C’est une illusion totale de croire que l’UE pourrait "faire entendre une
autre voix" dans le monde, une voix pacifique, de coopération et de justice
sociale, de redistribution des richesses. Son code génétique – les Traités
européens – le lui interdit. Autant demander à un chien de jouer du violon.
Pour la gauche, s’unir sur la revendication d’une UE indépendante des USA
équivaut donc à s’engager sur une pente fort dangereuse. Cela mène tout droit
à se prononcer pour le renforcement de l’UE, alors que celle-ci est le
principal instrument du patronat contre les travailleurs d’Europe. De plus, si
la gauche devait mettre le pied sur ce terrain, inévitablement, elle serait
amenée à se poser la question du soutien à la défense européenne. Car comment
être « indépendant » sans une armée indépendante et forte ? Or, cette armée sera
au service de l’impérialisme européen.
Pour que l’Europe - je veux dire les peuples d’Europe - fasse entendre une
voix de paix, de coopération et de redistribution des richesses, il ne faut
pas renforcer l’UE mais la combattre, la mettre en crise par la lutte de
masse, abroger SES traités (pas seulement le traité de Lisbonne), casser ses
institutions anti-démocratiques et, in fine, convoquer une assemblée
constituante pour jeter les bases d’une autre Europe. Ce n’est pas facile,
mais il n’y a pas d’autre voie.
Le texte de Nadine Rosa Rosso a l’avantage de soulever un débat politique de
fond. Cela devient de plus en plus rare dans les discussions actuelles au
sujet de l’unité électorale de la « gauche de gauche ». Certains, en effet,
semblent confondre objection programmatique et sectarisme.

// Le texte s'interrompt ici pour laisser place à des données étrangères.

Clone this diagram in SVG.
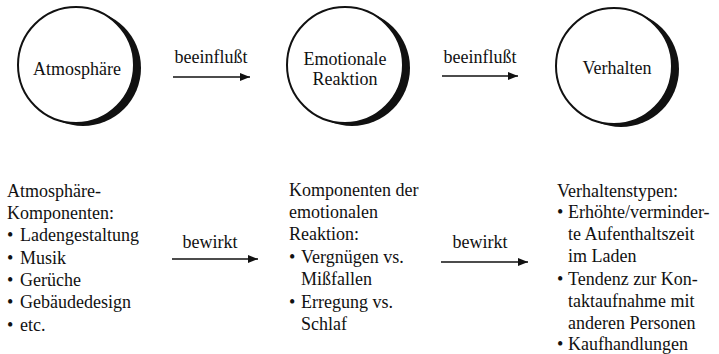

Comme beaucoup d’autres, je pense, je suis tout prêt à "mettre de côté les
vieilles rancœurs, personnelles et politiques" pour unir la gauche de gauche
sur une plateforme anticapitaliste, utile aux luttes. Mais je ne suis pas
prêt, au nom de l’unité, à faire campagne pour renforcer l’UE, alors que je
suis convaincu qu’il faut l’affaiblir.